* begin SOURCE MATERIAL *

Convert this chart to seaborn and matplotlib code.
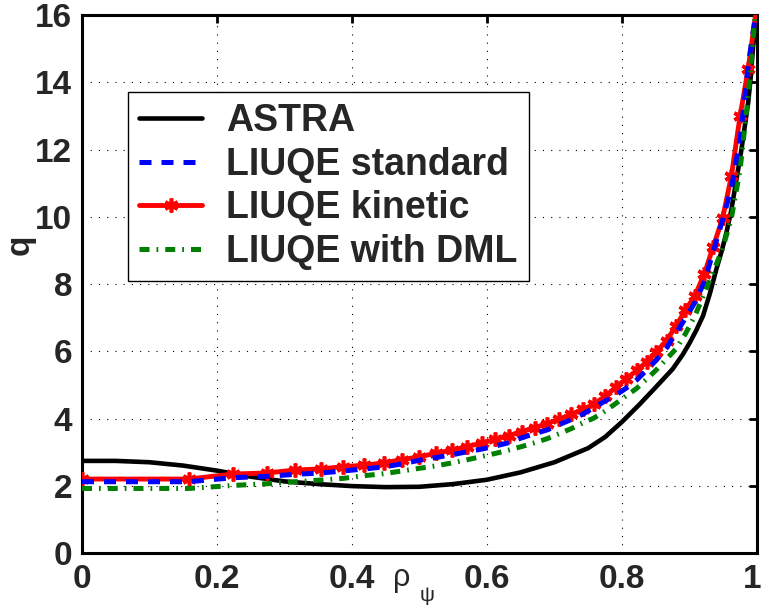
import numpy as np
import pandas as pd
import matplotlib
matplotlib.use("Agg")
import matplotlib.pyplot as plt
import matplotlib.transforms as mtransforms
import seaborn as sns

# ---------------- data ----------------
rho_grid = [0.0, 0.158, 0.224, 0.274, 0.316, 0.354, 0.387, 0.418, 0.447, 0.474,
            0.500, 0.524, 0.548, 0.570, 0.592, 0.612, 0.632, 0.652, 0.671, 0.689,
            0.707, 0.725, 0.742, 0.758, 0.775, 0.791, 0.806, 0.822, 0.837, 0.851,
            0.866, 0.880, 0.894, 0.908, 0.922, 0.935, 0.949, 0.962, 0.975, 0.987, 1.0]

q_kinetic = [2.20, 2.20, 2.35, 2.38, 2.47, 2.50, 2.57, 2.61, 2.68, 2.78,
             2.86, 2.97, 3.06, 3.16, 3.27, 3.38, 3.49, 3.61, 3.73, 3.85,
             3.98, 4.12, 4.27, 4.42, 4.66, 4.93, 5.18, 5.43, 5.69, 5.98,
             6.32, 6.75, 7.22, 7.65, 8.30, 9.10, 9.95, 11.2, 13.0, 14.4, 16.3]

q_standard = [2.12, 2.12, 2.24, 2.28, 2.34, 2.38, 2.44, 2.50, 2.56, 2.65,
              2.76, 2.84, 2.92, 3.01, 3.09, 3.18, 3.28, 3.43, 3.55, 3.66,
              3.82, 3.97, 4.13, 4.32, 4.52, 4.70, 4.90, 5.15, 5.45, 5.74,
              6.10, 6.54, 6.98, 7.45, 8.06, 8.95, 9.90, 10.85, 12.3, 14.5, 16.3]

q_dml = [1.92, 1.92, 2.01, 2.06, 2.12, 2.17, 2.22, 2.30, 2.36, 2.44,
         2.52, 2.59, 2.68, 2.77, 2.87, 2.96, 3.06, 3.17, 3.28, 3.40,
         3.55, 3.70, 3.87, 4.01, 4.22, 4.45, 4.67, 4.90, 5.18, 5.45,
         5.77, 6.07, 6.52, 7.05, 7.72, 8.35, 9.05, 9.95, 11.4, 13.6, 16.6]

rho_astra = [0.0, 0.05, 0.10, 0.15, 0.20, 0.25, 0.30, 0.35, 0.40, 0.45,
             0.50, 0.55, 0.60, 0.65, 0.70, 0.75, 0.775, 0.80, 0.825, 0.85,
             0.875, 0.89, 0.90, 0.91, 0.92, 0.93, 0.94, 0.948, 0.955, 0.962,
             0.967, 0.972, 0.977, 0.982, 0.987, 0.991, 0.994, 0.997, 1.0]
q_astra = [2.74, 2.74, 2.70, 2.60, 2.45, 2.27, 2.13, 2.05, 1.99, 1.96,
           1.97, 2.05, 2.18, 2.40, 2.70, 3.12, 3.45, 3.90, 4.40, 4.93,
           5.47, 5.90, 6.24, 6.62, 7.05, 7.70, 8.45, 9.00, 9.55, 10.2,
           10.8, 11.4, 12.0, 12.7, 13.4, 14.2, 15.0, 15.6, 16.3]

labels = ["ASTRA", "LIUQE standard", "LIUQE kinetic", "LIUQE with DML"]
x_ticks = [0, 0.2, 0.4, 0.6, 0.8, 1.0]
x_ticklabels = ["0", "0.2", "0.4", "0.6", "0.8", "1"]
y_ticks = [0, 2, 4, 6, 8, 10, 12, 14, 16]
y_ticklabels = ["0", "2", "4", "6", "8", "10", "12", "14", "16"]

df_astra = pd.DataFrame({"rho": rho_astra, "q": q_astra})
df_grid = pd.DataFrame({"rho": rho_grid, "kin": q_kinetic,
                        "std": q_standard, "dml": q_dml})

# ---------------- style ----------------
sns.set_style("white")
plt.rcParams["font.family"] = ["Liberation Sans", "DejaVu Sans"]
plt.rcParams["font.weight"] = "bold"

fig = plt.figure(figsize=(7.62, 6.10), dpi=100)
ax = fig.add_axes([0.1076, 0.0934, 0.8858, 0.882])

sns.lineplot(data=df_astra, x="rho", y="q", ax=ax, color="black",
             lw=3.3, zorder=3, sort=False, estimator=None)
h_astra = ax.get_lines()[-1]

sns.lineplot(data=df_grid, x="rho", y="kin", ax=ax, color="#ff0000",
             lw=3.5, zorder=4, sort=False, estimator=None,
             marker=(6, 2, 0), markersize=10, markeredgewidth=2.6,
             markeredgecolor="#ff0000", markerfacecolor="#ff0000")
h_kin = ax.get_lines()[-1]

sns.lineplot(data=df_grid, x="rho", y="std", ax=ax, color="#0000ff",
             lw=3.6, zorder=5, sort=False, estimator=None,
             linestyle=(0, (2.4, 2.0)))
h_std = ax.get_lines()[-1]

sns.lineplot(data=df_grid, x="rho", y="dml", ax=ax, color="#008000",
             lw=3.6, zorder=6, sort=False, estimator=None,
             linestyle=(0, (2.0, 1.4, 0.35, 1.4)))
h_dml = ax.get_lines()[-1]

ax.set_xlim(0, 1)
ax.set_ylim(0, 16)
ax.set_xlabel("")
ax.set_ylabel("")
ax.set_xticks(x_ticks)
ax.set_xticklabels(x_ticklabels)
ax.set_yticks(y_ticks)
ax.set_yticklabels(y_ticklabels)
ax.tick_params(axis="both", which="major", direction="in", length=6, width=2,
               labelsize=24, top=True, right=True, color="black")
ax.tick_params(axis="x", pad=8)
ax.tick_params(axis="y", pad=7)
for lab in ax.get_xticklabels() + ax.get_yticklabels():
    lab.set_fontweight("bold")
# keep the last x tick label inside the figure
last = ax.get_xticklabels()[-1]
last.set_transform(last.get_transform() +
                   mtransforms.ScaledTranslation(-5 / 100, 0, fig.dpi_scale_trans))

ax.grid(True, color="black", linewidth=0.8, linestyle=(0, (1, 6.4)))
for sp in ax.spines.values():
    sp.set_linewidth(2.2)
    sp.set_color("black")
    sp.set_visible(True)
ax.set_axisbelow(True)

leg = ax.legend([h_astra, h_std, h_kin, h_dml], labels,
                loc="upper left", bbox_to_anchor=(0.068, 0.857),
                borderaxespad=0, fancybox=False, framealpha=1,
                edgecolor="black", handlelength=1.68, handletextpad=0.64,
                borderpad=0.3, labelspacing=0.2,
                prop={"family": ["Liberation Sans"], "weight": "bold", "size": 27})
leg.get_frame().set_linewidth(1.0)
leg.set_zorder(10)

# axis labels
fig.text(0.026, 0.598, "q", rotation=90, fontsize=24, fontweight="bold",
         ha="center", va="center")
fig.text(0.5157, 0.053, "ρ", fontsize=22, fontweight="normal",
         ha="left", va="center")
fig.text(0.5505, 0.024, "ψ", fontsize=15, fontweight="normal",
         ha="left", va="center")

fig.savefig("out.png", dpi=100)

* end SOURCE MATERIAL *

* _TASK DETAILS_
Write down every line from the opening of the listing to the line with "import seaborn as sns", both included, and nothing else; the pictures are omitted.

* _ANSWER IN FULL_
Convert this chart to seaborn and matplotlib code.
import numpy as np
import pandas as pd
import matplotlib
matplotlib.use("Agg")
import matplotlib.pyplot as plt
import matplotlib.transforms as mtransforms
import seaborn as sns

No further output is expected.